Russell began research on the period leading up to the English Civil War in 1958, prompted by his mistrust of the prevailing wisdom about the conflict’s origins. It was a subject, he said later, that it took him 30 years to come to terms with. By the mid-1960s his research had convinced him that 17th-century members of parliament simply did not have the conceptual apparatus to be capable of having the ideas that most histories attributed to them, and that their incapacity to understand the cost of government had been a major factor in the movement towards war in 1642.
He found that each of the insights developed in his work opposed conventional portrayals of the civil war. In the main, such studies saw it as a smooth crescendo towards a struggle of high principle between parliamentary independence and monarchical tyranny. By contrast, Russell’s thesis was that England had almost fallen into war — through a clash between low taxation and increased public spending on war, through the English inability to comprehend the subsumption of English identity into an idea of “Britain”, and through the inability of government to enforce a single religious standpoint. “As they tell me in Westminster,” he wrote, “it’s not a conspiracy, it’s a cock-up”.
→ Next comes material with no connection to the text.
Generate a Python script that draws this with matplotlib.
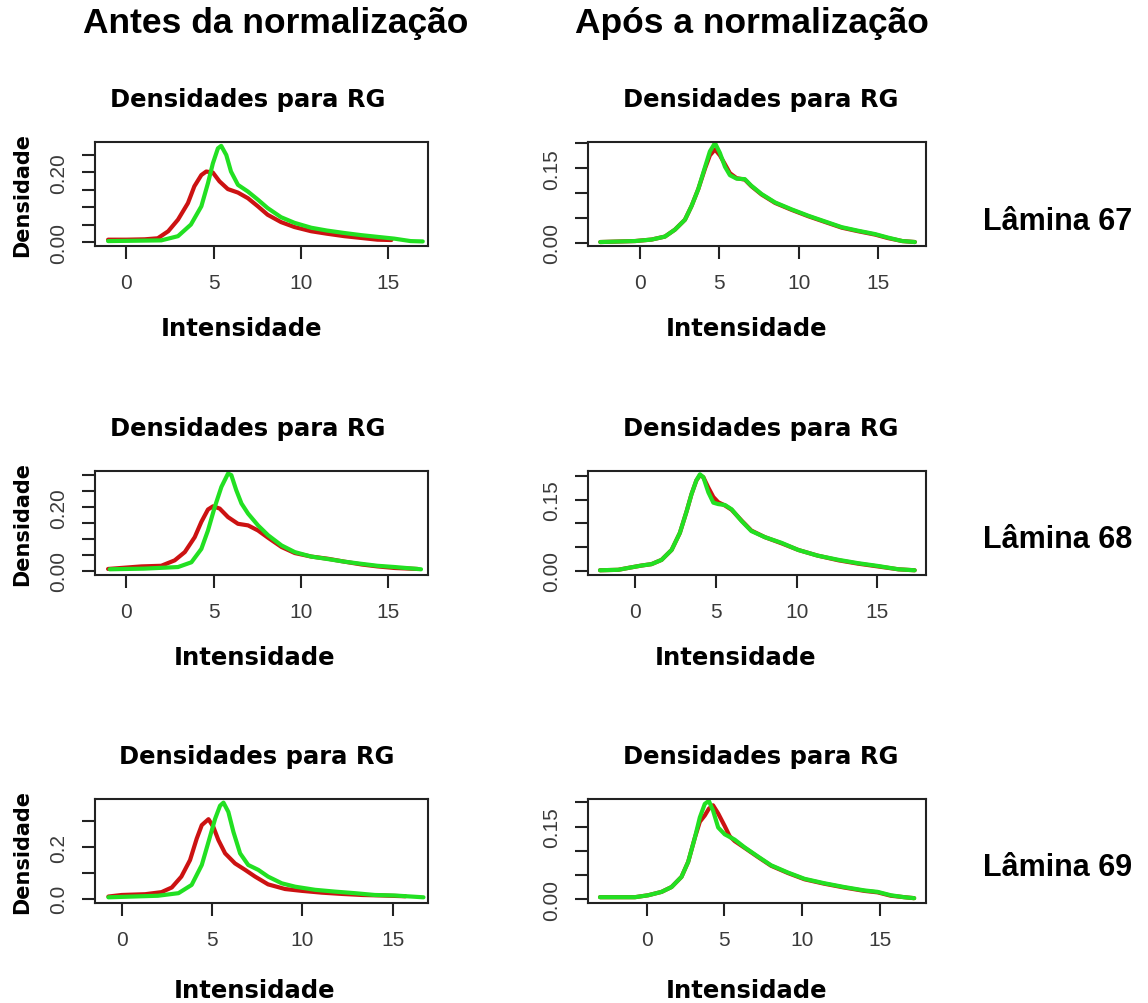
import matplotlib
matplotlib.use("Agg")
import matplotlib.pyplot as plt

plt.rcParams['font.family'] = ['Liberation Sans', 'DejaVu Sans']

# ---------------- data ----------------
col_titles = ["Antes da normalização", "Após a normalização"]
row_labels = ["Lâmina 67", "Lâmina 68", "Lâmina 69"]
panel_title = "Densidades para RG"
x_label = "Intensidade"
y_label = "Densidade"
x_ticks = [0, 5, 10, 15]

# Lâmina 67 - before
l67_before_red_x = [-1.05, 0.0, 1.05, 1.8, 2.4, 2.96, 3.53, 3.9, 4.3, 4.58, 4.96, 5.34, 5.82, 6.4, 6.97, 7.54, 8.1, 8.87, 9.64, 10.6, 11.5, 12.5, 13.45, 14.4, 15.2]
l67_before_red_y = [0.008, 0.008, 0.009, 0.012, 0.032, 0.065, 0.112, 0.160, 0.192, 0.202, 0.199, 0.174, 0.152, 0.142, 0.126, 0.103, 0.079, 0.058, 0.044, 0.032, 0.025, 0.018, 0.013, 0.008, 0.007]
l67_before_green_x = [-1.05, 0.5, 2.0, 2.96, 3.7, 4.3, 4.68, 4.96, 5.25, 5.44, 5.73, 6.0, 6.4, 6.97, 7.54, 8.1, 8.87, 9.64, 10.6, 11.5, 12.5, 13.45, 14.4, 15.36, 16.3, 17.0]
l67_before_green_y = [0.004, 0.005, 0.006, 0.018, 0.051, 0.103, 0.169, 0.225, 0.268, 0.275, 0.249, 0.202, 0.164, 0.145, 0.122, 0.098, 0.072, 0.056, 0.042, 0.034, 0.027, 0.021, 0.016, 0.011, 0.004, 0.003]

# Lâmina 67 - after
l67_after_red_x = [-2.5, -0.3, 0.73, 1.57, 2.2, 2.83, 3.25, 3.67, 4.1, 4.4, 4.72, 5.03, 5.35, 5.66, 6.08, 6.6, 7.0, 7.65, 8.5, 9.54, 10.6, 11.6, 12.7, 13.7, 14.8, 15.6, 16.5, 17.3]
l67_after_red_y = [0.001, 0.003, 0.006, 0.012, 0.026, 0.046, 0.074, 0.108, 0.150, 0.176, 0.188, 0.176, 0.158, 0.140, 0.130, 0.127, 0.114, 0.097, 0.080, 0.066, 0.053, 0.042, 0.030, 0.023, 0.016, 0.009, 0.003, 0.001]
l67_after_green_x = [-2.5, -0.3, 0.73, 1.57, 2.2, 2.83, 3.25, 3.67, 4.1, 4.4, 4.72, 5.03, 5.35, 5.66, 6.08, 6.6, 7.0, 7.65, 8.5, 9.54, 10.6, 11.6, 12.7, 13.7, 14.8, 15.6, 16.5, 17.3]
l67_after_green_y = [0.001, 0.003, 0.006, 0.012, 0.026, 0.046, 0.074, 0.108, 0.153, 0.184, 0.201, 0.181, 0.153, 0.136, 0.129, 0.128, 0.115, 0.098, 0.081, 0.067, 0.054, 0.043, 0.031, 0.024, 0.017, 0.010, 0.003, 0.001]

# Lâmina 68 - before
l68_before_red_x = [-1.05, 0.86, 2.0, 2.77, 3.35, 3.92, 4.3, 4.68, 4.97, 5.35, 5.83, 6.4, 6.98, 7.55, 8.13, 8.9, 9.66, 10.6, 11.57, 12.5, 13.5, 14.4, 15.4, 16.7]
l68_before_red_y = [0.006, 0.014, 0.016, 0.033, 0.059, 0.106, 0.154, 0.193, 0.203, 0.196, 0.169, 0.148, 0.143, 0.127, 0.104, 0.075, 0.056, 0.045, 0.038, 0.029, 0.020, 0.014, 0.009, 0.006]
l68_before_green_x = [-0.96, 1.0, 2.96, 3.73, 4.3, 4.68, 5.07, 5.45, 5.83, 6.02, 6.3, 6.6, 6.98, 7.55, 8.13, 8.9, 9.66, 10.6, 11.57, 12.5, 13.5, 14.4, 15.4, 16.9]
l68_before_green_y = [0.005, 0.007, 0.012, 0.027, 0.069, 0.127, 0.201, 0.264, 0.306, 0.301, 0.254, 0.212, 0.180, 0.143, 0.112, 0.080, 0.059, 0.045, 0.037, 0.029, 0.022, 0.016, 0.012, 0.005]

# Lâmina 68 - after
l68_after_red_x = [-2.16, -1.03, -0.41, 0.41, 1.03, 1.65, 2.27, 2.78, 3.2, 3.5, 3.8, 4.02, 4.23, 4.54, 4.85, 5.15, 5.57, 5.98, 6.6, 7.2, 8.04, 9.07, 10.1, 11.3, 12.6, 13.8, 15.05, 16.3, 17.3]
l68_after_red_y = [0.001, 0.002, 0.006, 0.011, 0.014, 0.023, 0.044, 0.080, 0.126, 0.162, 0.191, 0.202, 0.198, 0.176, 0.156, 0.145, 0.138, 0.129, 0.106, 0.085, 0.071, 0.058, 0.044, 0.032, 0.022, 0.015, 0.009, 0.003, 0.001]
l68_after_green_x = [-2.16, -1.03, -0.41, 0.41, 1.03, 1.65, 2.27, 2.78, 3.2, 3.5, 3.8, 4.02, 4.23, 4.54, 4.85, 5.15, 5.57, 5.98, 6.6, 7.2, 8.04, 9.07, 10.1, 11.3, 12.6, 13.8, 15.05, 16.3, 17.3]
l68_after_green_y = [0.001, 0.002, 0.006, 0.011, 0.014, 0.023, 0.044, 0.080, 0.126, 0.162, 0.191, 0.204, 0.198, 0.166, 0.144, 0.141, 0.139, 0.130, 0.105, 0.084, 0.071, 0.059, 0.044, 0.032, 0.023, 0.016, 0.010, 0.003, 0.001]

# Lâmina 69 - before
l69_before_red_x = [-0.74, 0.0, 1.3, 2.2, 2.77, 3.3, 3.78, 4.15, 4.43, 4.8, 5.07, 5.35, 5.72, 6.27, 6.83, 7.38, 8.1, 9.04, 9.96, 11.07, 12.2, 13.3, 14.4, 15.7]
l69_before_red_y = [0.009, 0.015, 0.018, 0.026, 0.044, 0.086, 0.150, 0.233, 0.285, 0.308, 0.278, 0.227, 0.176, 0.137, 0.112, 0.086, 0.056, 0.038, 0.031, 0.024, 0.019, 0.015, 0.013, 0.010]
l69_before_green_x = [-0.74, 2.0, 3.14, 3.87, 4.43, 4.8, 5.17, 5.44, 5.63, 5.9, 6.18, 6.55, 7.0, 7.56, 8.1, 8.86, 9.6, 10.7, 11.8, 12.9, 14.0, 15.1, 16.7]
l69_before_green_y = [0.006, 0.012, 0.022, 0.054, 0.131, 0.220, 0.310, 0.360, 0.372, 0.336, 0.259, 0.176, 0.131, 0.112, 0.086, 0.060, 0.047, 0.035, 0.028, 0.022, 0.015, 0.013, 0.006]

# Lâmina 69 - after
l69_after_red_x = [-3.0, -0.75, 0.1, 0.96, 1.6, 2.24, 2.67, 3.1, 3.42, 3.74, 4.0, 4.27, 4.6, 5.02, 5.34, 5.66, 6.3, 7.16, 8.0, 9.08, 10.15, 11.4, 12.7, 14.0, 14.85, 15.7, 16.56, 17.2]
l69_after_red_y = [0.004, 0.004, 0.008, 0.015, 0.025, 0.046, 0.077, 0.127, 0.160, 0.173, 0.187, 0.194, 0.177, 0.151, 0.130, 0.120, 0.106, 0.087, 0.069, 0.054, 0.041, 0.032, 0.024, 0.017, 0.014, 0.007, 0.004, 0.002]
l69_after_green_x = [-3.0, -0.75, 0.1, 0.96, 1.6, 2.24, 2.67, 3.1, 3.42, 3.74, 4.0, 4.27, 4.6, 5.02, 5.66, 6.3, 7.16, 8.0, 9.08, 10.15, 11.4, 12.7, 14.0, 14.85, 15.7, 16.56, 17.2]
l69_after_green_y = [0.004, 0.004, 0.008, 0.015, 0.025, 0.046, 0.077, 0.127, 0.169, 0.197, 0.203, 0.183, 0.148, 0.134, 0.123, 0.107, 0.088, 0.070, 0.055, 0.042, 0.033, 0.025, 0.018, 0.015, 0.008, 0.004, 0.002]

# y ticks / labels per panel (R prints only non-overlapping labels)
y_ticks_before = [[0, 0.05, 0.10, 0.15, 0.20, 0.25],
                  [0, 0.05, 0.10, 0.15, 0.20, 0.25, 0.30],
                  [0, 0.1, 0.2, 0.3]]
y_ticklabels_before = [["0.00", "", "", "", "0.20", ""],
                       ["0.00", "", "", "", "0.20", "", ""],
                       ["0.0", "", "0.2", ""]]
y_ticks_after = [[0, 0.05, 0.10, 0.15, 0.20]] * 3
y_ticklabels_after = [["0.00", "", "", "0.15", ""]] * 3

# ---------------- style / layout ----------------
RED = "#cc1212"
GREEN = "#22e022"
W, H = 1148, 1004
R_FONT = ['DejaVu Sans']

fig = plt.figure(figsize=(W / 100, H / 100), dpi=100)

def px_axes(x0, y0, x1, y1):
    return fig.add_axes([x0 / W, 1 - y1 / H, (x1 - x0) / W, (y1 - y0) / H])

rows_px = [(143, 247), (472, 576), (800, 904)]
cols_px = [(95, 428), (588, 926)]

xlims = [[(-1.8, 17.3), (-3.27, 18.0)],
         [(-1.8, 17.3), (-2.9, 18.0)],
         [(-1.48, 16.95), (-3.77, 17.96)]]
ylims = [[(-0.010, 0.286), (-0.007, 0.203)],
         [(-0.013, 0.314), (-0.009, 0.211)],
         [(-0.016, 0.386), (-0.008, 0.207)]]

# horizontal placement of panel texts (axes fraction), as in the reference
title_x = [[0.46, 0.512], [0.46, 0.512], [0.486, 0.512]]
xlabel_x = [[0.44, 0.47], [0.48, 0.436], [0.48, 0.47]]
xlabel_pad = [17, 17, 21]

series = [
    [((l67_before_red_x, l67_before_red_y), (l67_before_green_x, l67_before_green_y)),
     ((l67_after_red_x, l67_after_red_y), (l67_after_green_x, l67_after_green_y))],
    [((l68_before_red_x, l68_before_red_y), (l68_before_green_x, l68_before_green_y)),
     ((l68_after_red_x, l68_after_red_y), (l68_after_green_x, l68_after_green_y))],
    [((l69_before_red_x, l69_before_red_y), (l69_before_green_x, l69_before_green_y)),
     ((l69_after_red_x, l69_after_red_y), (l69_after_green_x, l69_after_green_y))],
]

TICK_COLOR = "#3a3a3a"

for r, (ry0, ry1) in enumerate(rows_px):
    for c, (cx0, cx1) in enumerate(cols_px):
        ax = px_axes(cx0, ry0, cx1, ry1)
        (rx, ry), (gx, gy) = series[r][c]
        ax.plot(rx, ry, color=RED, lw=3.0, solid_joinstyle='round', solid_capstyle='round')
        ax.plot(gx, gy, color=GREEN, lw=3.0, solid_joinstyle='round', solid_capstyle='round')
        ax.set_xlim(*xlims[r][c])
        ax.set_ylim(*ylims[r][c])
        ax.set_xticks(x_ticks)
        ax.set_xticklabels([str(t) for t in x_ticks])
        if c == 0:
            ax.set_yticks(y_ticks_before[r])
            ax.set_yticklabels(y_ticklabels_before[r])
        else:
            ax.set_yticks(y_ticks_after[r])
            ax.set_yticklabels(y_ticklabels_after[r])
        for s in ax.spines.values():
            s.set_linewidth(1.5)
            s.set_color("#222222")
        ax.tick_params(axis='both', direction='out', length=9.5, width=1.5,
                       color="#222222", labelsize=15, labelcolor=TICK_COLOR)
        ax.tick_params(axis='x', pad=10)
        ax.tick_params(axis='y', pad=10)
        for lab in ax.get_yticklabels():
            lab.set_rotation(90)
            lab.set_va('center')
        ax.set_title(panel_title, fontsize=17.5, fontweight='bold', pad=26,
                     family=R_FONT, x=title_x[r][c])
        ax.set_xlabel(x_label, fontsize=17.5, fontweight='bold',
                      labelpad=xlabel_pad[r], family=R_FONT, x=xlabel_x[r][c])
        if c == 0:
            ax.set_ylabel(y_label, fontsize=15, fontweight='bold', labelpad=12,
                          family=R_FONT)

# column headers
fig.text(276 / W, 1 - 24 / H, col_titles[0], ha='center', va='center',
         fontsize=25.5, fontweight='bold')
fig.text(752 / W, 1 - 24 / H, col_titles[1], ha='center', va='center',
         fontsize=25.5, fontweight='bold')

# row labels
for lab, yc in zip(row_labels, [222, 540, 868]):
    fig.text(1058 / W, 1 - yc / H, lab, ha='center', va='center',
             fontsize=22, fontweight='bold')

fig.savefig("out.png", dpi=100)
He worked on the subject for years, tackling aspects of it in works such as Parliaments and English Politics 1621-1629 (1979) and The British Problem and the English Civil War (1985) before publishing his main interpretative study, The Causes of the English Civil War, in 1990. Work followed on James VI; on divine rights in the 17th century; on judicial independence and on many other facets of the era.
Such views swiftly gained currency. and Russell came to be seen as a significant figure in the so-called revisionist school of British history. He did not share the conservative politics of other leading revisionists, but his work, like theirs, was notable for the challenges it posed to contemporary, as well as historical, ideas of Britain.
Russell’s historical research was conducted in parallel with his political career, which began in 1956 when he joined the Labour Party after the Suez crisis. He later publicly disagreed with his 93-year-old father’s decision to tear up his Labour Party membership card as a protest against the Vietnam War — “We do not see eye to eye on certain details,” he told journalists — and in 1968 he was scheduled to stand as the party’s prospective candidate for Mitcham and Beddington, but declined citing pressure of work. During the general election of 1974, however, he became convinced that the British electoral system had to be altered in favour of proportional representation. “Every time the Coal Board and the miners approached negotiation,” he later wrote, “the politicians recalled them to the class-based slogans which were essential to the unity of their parties . . . It is not until we change our electoral system that we can stop looking for scapegoats and start looking for solutions.”
Jeremy Thorpe’s political broadcast for the Liberals, concluding “If you agree with me, then vote for us,” clinched it. Russell joined the party.
He assumed the family title in 1987, on the death of his half-brother, and he became the Lib Dem spokesman on pensions and social security in the House of Lords in 1990. In the years that followed, his forensic brain, dry wit and historical knowledge distinguished him both as a potent advocate of the party’s principles and as one of its leading philosophers. His An Intelligent Person’s Guide to Liberalism appeared in 1999 to great acclaim.